Work required — Using the listing below, extract each line that has the word "this" in it.

Given data —
——
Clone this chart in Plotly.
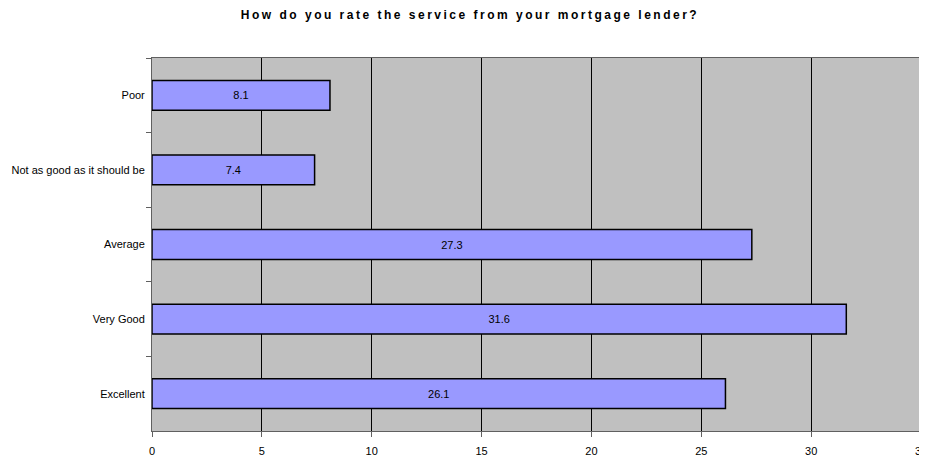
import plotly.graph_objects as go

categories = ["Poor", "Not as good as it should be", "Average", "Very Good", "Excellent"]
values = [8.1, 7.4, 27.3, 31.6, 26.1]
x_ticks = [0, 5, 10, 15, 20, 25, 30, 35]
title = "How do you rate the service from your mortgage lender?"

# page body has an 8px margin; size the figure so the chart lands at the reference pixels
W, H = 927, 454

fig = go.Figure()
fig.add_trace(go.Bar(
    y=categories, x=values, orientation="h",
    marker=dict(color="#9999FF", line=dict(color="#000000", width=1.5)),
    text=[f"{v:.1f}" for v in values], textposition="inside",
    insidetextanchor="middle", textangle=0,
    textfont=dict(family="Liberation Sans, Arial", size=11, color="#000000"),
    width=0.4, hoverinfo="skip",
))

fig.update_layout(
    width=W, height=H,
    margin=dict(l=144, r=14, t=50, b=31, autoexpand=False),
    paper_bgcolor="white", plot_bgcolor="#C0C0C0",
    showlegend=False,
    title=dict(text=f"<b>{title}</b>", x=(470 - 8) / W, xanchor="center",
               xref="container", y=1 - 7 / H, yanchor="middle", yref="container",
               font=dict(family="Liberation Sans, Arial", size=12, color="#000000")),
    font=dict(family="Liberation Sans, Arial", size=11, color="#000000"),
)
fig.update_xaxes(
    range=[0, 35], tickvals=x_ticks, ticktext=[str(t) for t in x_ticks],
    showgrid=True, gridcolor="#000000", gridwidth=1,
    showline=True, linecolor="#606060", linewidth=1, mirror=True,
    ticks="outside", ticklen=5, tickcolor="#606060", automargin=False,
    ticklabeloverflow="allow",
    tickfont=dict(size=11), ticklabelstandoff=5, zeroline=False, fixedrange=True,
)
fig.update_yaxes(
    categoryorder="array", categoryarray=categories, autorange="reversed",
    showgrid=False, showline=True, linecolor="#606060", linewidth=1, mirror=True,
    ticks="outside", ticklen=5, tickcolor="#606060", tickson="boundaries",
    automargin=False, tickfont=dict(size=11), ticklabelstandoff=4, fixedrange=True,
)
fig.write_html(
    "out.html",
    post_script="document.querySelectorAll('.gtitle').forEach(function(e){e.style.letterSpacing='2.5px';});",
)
——
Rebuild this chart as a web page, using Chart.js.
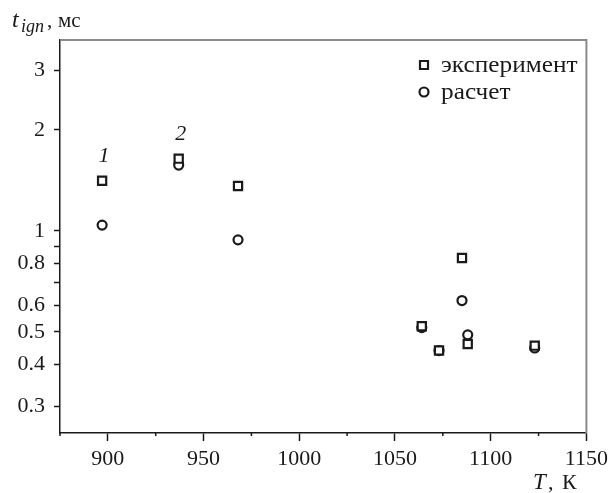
——
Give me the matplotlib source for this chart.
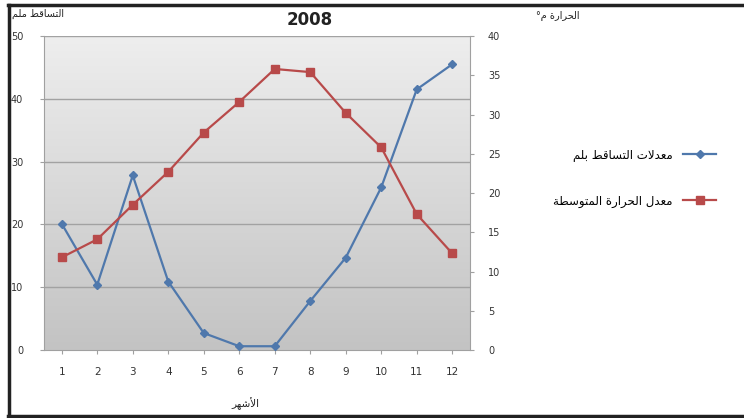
——
Solution to the problem —
Clone this chart in Plotly.
Rebuild this chart as a web page, using Chart.js.
Give me the matplotlib source for this chart.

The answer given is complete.